Return the records from the first line through the line containing "9, 10, 10];", and leave out the pictures.

(Source code of charts):
<<<<

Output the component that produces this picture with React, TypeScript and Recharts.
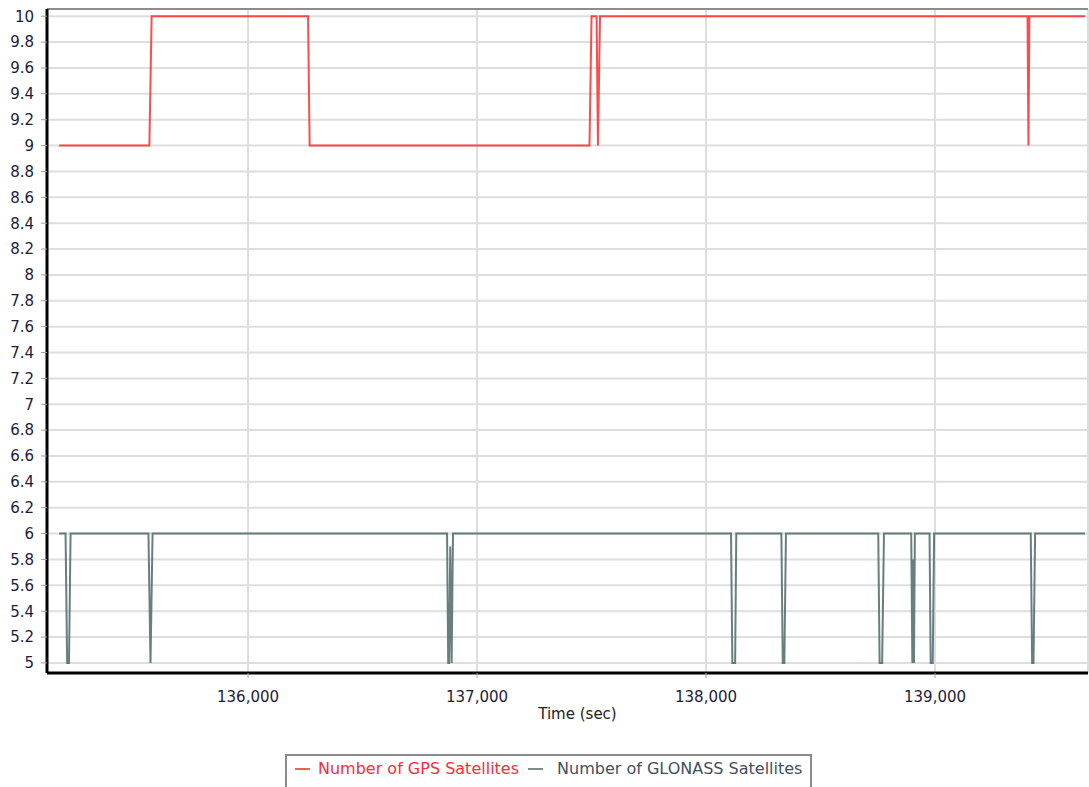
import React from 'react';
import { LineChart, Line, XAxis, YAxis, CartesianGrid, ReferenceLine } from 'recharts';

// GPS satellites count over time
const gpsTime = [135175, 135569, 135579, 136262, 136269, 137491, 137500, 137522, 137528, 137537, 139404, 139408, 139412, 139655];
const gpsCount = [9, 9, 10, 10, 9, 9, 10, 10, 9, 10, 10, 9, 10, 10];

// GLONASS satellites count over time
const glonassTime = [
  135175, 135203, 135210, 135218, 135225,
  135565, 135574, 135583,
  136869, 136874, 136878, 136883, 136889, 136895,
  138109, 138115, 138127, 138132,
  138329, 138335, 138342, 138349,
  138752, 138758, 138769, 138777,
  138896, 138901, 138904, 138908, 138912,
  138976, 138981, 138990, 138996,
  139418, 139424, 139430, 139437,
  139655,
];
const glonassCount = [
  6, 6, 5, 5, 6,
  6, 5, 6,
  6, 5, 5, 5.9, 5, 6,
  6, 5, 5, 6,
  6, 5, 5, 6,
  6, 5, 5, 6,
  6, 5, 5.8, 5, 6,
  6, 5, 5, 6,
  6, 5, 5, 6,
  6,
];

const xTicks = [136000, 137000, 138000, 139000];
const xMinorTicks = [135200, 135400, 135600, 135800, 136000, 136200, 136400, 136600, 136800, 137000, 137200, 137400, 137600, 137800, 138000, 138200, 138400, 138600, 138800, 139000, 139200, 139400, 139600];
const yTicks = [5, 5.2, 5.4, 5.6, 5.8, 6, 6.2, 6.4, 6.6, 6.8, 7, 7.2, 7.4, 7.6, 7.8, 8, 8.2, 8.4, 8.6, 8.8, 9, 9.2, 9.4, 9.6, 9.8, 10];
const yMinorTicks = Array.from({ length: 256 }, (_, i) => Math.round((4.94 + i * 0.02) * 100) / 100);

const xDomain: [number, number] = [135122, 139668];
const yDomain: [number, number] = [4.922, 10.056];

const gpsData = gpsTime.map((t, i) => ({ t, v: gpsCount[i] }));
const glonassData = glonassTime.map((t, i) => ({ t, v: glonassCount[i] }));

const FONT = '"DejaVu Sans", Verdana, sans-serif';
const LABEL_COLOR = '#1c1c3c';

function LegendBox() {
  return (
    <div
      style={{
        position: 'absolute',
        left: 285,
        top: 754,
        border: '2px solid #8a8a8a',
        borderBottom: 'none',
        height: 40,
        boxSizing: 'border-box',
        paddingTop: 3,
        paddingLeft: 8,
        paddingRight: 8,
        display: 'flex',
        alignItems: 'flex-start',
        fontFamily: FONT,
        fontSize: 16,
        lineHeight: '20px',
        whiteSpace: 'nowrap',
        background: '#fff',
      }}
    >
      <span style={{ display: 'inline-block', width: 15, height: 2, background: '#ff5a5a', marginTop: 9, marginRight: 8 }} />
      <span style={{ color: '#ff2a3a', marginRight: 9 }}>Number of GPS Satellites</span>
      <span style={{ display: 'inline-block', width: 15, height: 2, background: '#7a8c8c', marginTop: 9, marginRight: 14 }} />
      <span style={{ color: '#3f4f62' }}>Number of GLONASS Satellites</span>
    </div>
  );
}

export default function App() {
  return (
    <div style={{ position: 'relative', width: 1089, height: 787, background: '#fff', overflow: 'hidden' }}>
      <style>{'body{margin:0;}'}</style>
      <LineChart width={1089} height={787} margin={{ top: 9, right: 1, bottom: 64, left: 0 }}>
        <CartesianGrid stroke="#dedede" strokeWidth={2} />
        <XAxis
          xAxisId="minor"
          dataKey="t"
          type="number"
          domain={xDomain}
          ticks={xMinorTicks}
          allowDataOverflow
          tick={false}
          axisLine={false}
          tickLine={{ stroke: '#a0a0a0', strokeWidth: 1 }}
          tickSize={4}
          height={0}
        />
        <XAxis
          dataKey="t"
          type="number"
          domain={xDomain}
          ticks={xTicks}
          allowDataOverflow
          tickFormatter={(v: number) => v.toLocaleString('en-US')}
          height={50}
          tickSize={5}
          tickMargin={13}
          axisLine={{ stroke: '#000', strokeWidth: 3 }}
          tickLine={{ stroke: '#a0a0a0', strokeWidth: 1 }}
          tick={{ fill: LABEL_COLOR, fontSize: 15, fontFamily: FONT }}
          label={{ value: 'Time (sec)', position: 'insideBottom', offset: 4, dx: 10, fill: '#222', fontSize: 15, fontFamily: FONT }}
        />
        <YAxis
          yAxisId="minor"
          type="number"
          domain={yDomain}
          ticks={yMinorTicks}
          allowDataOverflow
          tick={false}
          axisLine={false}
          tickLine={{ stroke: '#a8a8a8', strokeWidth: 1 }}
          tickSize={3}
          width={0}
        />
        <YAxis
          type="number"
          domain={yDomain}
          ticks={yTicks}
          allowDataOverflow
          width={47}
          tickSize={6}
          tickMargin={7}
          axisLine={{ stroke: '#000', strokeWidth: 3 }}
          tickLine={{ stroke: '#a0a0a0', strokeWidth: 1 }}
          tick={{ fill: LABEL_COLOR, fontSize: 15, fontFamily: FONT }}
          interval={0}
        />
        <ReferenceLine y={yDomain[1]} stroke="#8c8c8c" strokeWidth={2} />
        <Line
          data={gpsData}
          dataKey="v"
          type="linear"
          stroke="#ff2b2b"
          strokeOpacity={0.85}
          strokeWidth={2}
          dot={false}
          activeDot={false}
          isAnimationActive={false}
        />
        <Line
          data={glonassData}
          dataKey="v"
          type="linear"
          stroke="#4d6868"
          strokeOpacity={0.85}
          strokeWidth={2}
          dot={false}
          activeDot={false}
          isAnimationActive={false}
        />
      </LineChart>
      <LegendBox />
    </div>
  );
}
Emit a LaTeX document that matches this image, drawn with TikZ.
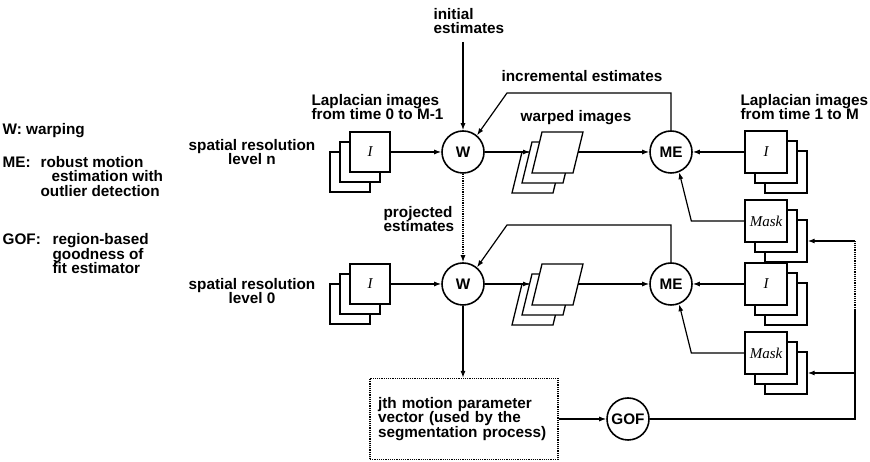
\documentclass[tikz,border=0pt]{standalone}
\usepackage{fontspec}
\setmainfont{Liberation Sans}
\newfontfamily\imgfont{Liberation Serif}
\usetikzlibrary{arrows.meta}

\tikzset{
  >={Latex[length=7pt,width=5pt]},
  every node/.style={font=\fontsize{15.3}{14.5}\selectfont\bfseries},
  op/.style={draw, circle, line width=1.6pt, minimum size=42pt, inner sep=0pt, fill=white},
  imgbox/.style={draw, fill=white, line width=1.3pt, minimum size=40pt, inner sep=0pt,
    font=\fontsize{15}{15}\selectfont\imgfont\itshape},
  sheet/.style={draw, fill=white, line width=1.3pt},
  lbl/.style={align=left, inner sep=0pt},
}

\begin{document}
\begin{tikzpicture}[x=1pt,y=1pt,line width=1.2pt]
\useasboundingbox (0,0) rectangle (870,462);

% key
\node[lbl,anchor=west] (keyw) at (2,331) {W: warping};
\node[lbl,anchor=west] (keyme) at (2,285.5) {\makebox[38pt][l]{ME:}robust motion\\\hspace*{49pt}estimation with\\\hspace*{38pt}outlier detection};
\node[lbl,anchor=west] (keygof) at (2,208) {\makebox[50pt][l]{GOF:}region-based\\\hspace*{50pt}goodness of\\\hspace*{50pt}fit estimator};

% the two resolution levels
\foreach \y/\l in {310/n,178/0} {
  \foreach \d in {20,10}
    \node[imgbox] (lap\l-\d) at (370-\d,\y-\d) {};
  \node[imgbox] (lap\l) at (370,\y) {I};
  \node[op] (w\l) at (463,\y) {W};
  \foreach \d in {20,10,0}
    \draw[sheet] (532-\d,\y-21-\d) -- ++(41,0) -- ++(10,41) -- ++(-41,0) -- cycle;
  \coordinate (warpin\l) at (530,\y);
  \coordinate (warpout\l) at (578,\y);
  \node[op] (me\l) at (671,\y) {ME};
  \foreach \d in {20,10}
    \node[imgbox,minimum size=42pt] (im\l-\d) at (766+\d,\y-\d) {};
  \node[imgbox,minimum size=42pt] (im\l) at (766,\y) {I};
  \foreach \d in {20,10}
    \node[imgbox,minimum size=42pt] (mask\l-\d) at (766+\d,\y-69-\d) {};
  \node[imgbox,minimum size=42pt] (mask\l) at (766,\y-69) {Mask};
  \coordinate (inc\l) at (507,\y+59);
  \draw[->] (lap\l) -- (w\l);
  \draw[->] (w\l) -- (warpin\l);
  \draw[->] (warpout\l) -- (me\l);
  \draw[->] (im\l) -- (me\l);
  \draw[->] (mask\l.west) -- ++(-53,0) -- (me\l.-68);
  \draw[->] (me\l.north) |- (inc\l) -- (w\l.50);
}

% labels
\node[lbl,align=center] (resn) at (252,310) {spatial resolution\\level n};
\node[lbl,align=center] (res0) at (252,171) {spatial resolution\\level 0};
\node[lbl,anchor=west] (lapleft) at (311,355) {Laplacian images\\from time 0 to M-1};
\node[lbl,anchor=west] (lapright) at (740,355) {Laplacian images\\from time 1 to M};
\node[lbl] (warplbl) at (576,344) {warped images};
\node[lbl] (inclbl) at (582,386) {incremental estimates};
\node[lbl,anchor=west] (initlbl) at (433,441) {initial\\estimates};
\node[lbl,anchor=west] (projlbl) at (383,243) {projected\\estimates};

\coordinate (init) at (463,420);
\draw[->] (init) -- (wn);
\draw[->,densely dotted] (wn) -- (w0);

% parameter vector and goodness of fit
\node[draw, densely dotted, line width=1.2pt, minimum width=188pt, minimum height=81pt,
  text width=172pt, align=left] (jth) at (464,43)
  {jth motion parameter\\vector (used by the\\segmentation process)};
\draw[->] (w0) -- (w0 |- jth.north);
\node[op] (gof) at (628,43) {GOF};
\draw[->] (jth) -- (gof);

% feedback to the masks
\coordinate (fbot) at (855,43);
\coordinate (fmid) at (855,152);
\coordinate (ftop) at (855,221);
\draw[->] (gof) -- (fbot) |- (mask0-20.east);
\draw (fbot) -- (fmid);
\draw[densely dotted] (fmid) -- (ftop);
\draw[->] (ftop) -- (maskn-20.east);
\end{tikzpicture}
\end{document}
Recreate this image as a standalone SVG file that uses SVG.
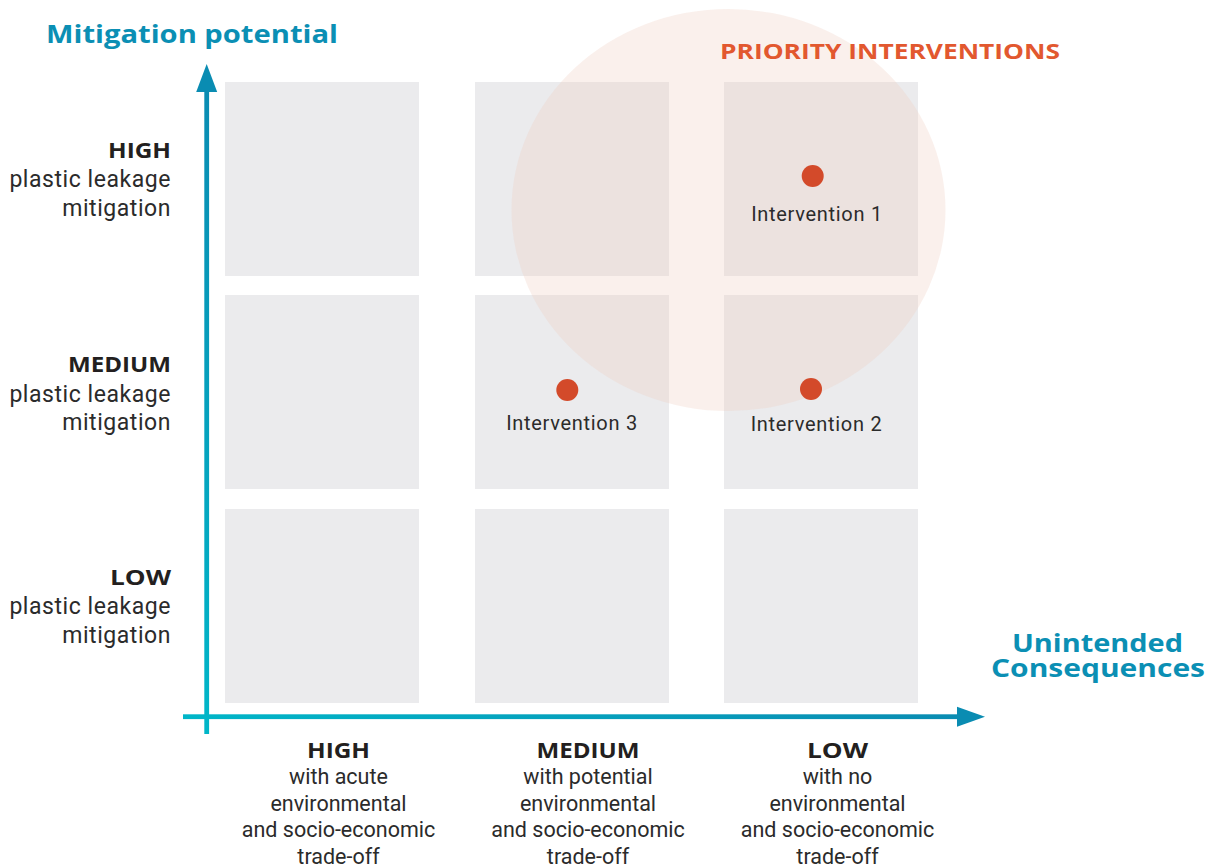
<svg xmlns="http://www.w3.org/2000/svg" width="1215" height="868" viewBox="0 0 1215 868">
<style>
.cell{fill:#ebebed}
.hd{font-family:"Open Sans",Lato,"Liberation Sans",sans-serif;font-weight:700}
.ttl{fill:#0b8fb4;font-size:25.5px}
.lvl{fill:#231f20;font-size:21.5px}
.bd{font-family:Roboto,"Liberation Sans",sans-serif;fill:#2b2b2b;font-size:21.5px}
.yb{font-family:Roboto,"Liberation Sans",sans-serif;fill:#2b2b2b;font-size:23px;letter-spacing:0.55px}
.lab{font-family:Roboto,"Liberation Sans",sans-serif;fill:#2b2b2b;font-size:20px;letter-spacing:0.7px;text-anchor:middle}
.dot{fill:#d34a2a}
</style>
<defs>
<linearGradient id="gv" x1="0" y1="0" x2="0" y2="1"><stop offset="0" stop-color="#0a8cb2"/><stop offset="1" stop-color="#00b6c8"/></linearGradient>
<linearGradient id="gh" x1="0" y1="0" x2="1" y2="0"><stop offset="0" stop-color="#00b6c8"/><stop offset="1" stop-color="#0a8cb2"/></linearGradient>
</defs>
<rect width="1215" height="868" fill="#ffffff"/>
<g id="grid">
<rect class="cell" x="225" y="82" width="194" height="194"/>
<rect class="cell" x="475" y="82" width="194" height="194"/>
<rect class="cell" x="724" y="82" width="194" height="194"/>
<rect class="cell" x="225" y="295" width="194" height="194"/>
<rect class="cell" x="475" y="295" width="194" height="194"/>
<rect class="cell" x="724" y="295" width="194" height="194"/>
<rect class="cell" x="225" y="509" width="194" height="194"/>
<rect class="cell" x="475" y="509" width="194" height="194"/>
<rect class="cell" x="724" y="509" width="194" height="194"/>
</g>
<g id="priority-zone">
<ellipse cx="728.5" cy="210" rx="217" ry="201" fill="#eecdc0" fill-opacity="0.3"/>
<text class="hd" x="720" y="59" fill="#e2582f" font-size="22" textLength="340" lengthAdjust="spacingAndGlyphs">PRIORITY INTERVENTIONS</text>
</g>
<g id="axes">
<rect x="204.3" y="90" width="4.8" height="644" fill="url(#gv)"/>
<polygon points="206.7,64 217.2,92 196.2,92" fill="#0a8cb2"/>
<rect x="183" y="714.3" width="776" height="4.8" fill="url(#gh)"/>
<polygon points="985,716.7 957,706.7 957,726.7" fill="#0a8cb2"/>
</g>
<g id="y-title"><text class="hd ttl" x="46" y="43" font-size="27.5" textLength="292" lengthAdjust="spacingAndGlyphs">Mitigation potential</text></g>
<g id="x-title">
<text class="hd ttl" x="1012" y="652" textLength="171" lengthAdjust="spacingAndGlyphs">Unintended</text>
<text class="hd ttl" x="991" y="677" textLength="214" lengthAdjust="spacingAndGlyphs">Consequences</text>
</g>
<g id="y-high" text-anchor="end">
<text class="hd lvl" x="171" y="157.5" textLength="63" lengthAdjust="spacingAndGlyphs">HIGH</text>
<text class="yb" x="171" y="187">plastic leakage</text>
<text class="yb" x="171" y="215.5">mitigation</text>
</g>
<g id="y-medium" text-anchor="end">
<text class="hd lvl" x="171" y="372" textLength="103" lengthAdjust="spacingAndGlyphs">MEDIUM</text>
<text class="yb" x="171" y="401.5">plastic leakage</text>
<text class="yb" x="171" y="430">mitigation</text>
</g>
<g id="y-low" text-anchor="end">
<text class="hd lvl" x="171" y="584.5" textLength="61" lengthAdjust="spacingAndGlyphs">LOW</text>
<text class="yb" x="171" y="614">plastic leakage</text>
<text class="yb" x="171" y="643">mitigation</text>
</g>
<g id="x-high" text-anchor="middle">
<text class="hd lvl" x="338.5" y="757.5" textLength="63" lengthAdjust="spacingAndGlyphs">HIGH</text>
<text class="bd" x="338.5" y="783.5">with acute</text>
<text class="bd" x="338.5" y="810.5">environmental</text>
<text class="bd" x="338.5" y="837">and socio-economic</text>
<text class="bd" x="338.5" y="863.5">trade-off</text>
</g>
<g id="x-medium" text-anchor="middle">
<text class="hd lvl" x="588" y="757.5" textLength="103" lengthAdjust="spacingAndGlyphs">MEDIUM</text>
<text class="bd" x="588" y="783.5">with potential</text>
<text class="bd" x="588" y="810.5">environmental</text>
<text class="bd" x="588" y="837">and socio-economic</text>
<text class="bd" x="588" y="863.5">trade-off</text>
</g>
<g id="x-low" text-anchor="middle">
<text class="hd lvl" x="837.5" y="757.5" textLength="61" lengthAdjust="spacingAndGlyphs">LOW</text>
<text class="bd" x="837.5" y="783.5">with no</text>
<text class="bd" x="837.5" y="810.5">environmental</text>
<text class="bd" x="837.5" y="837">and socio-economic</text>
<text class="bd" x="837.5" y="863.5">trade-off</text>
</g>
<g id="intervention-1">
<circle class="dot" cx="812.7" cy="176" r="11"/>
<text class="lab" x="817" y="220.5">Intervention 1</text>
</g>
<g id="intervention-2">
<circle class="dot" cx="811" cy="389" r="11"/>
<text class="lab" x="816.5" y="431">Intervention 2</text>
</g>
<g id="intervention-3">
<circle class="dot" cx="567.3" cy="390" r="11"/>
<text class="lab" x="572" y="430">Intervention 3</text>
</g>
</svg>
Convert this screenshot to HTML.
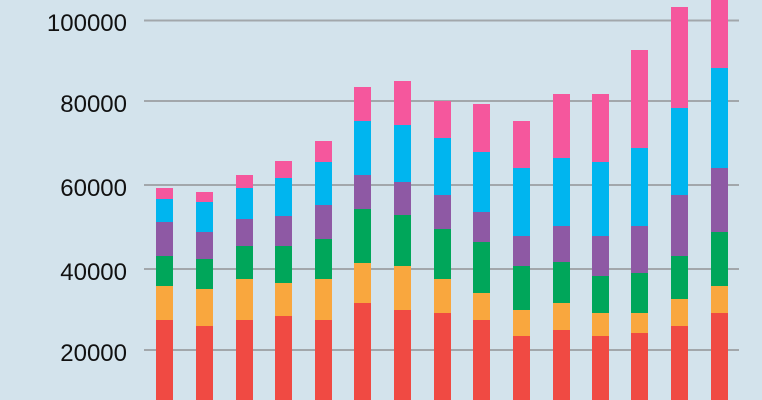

>>>>

(In response):
Output the component that produces this picture with React, TypeScript and Recharts.
import React from 'react';
import { LineChart, Line, XAxis, YAxis, CartesianGrid, ReferenceLine } from 'recharts';

// GPS satellites count over time
const gpsTime = [135175, 135569, 135579, 136262, 136269, 137491, 137500, 137522, 137528, 137537, 139404, 139408, 139412, 139655];
const gpsCount = [9, 9, 10, 10, 9, 9, 10, 10, 9, 10, 10, 9, 10, 10];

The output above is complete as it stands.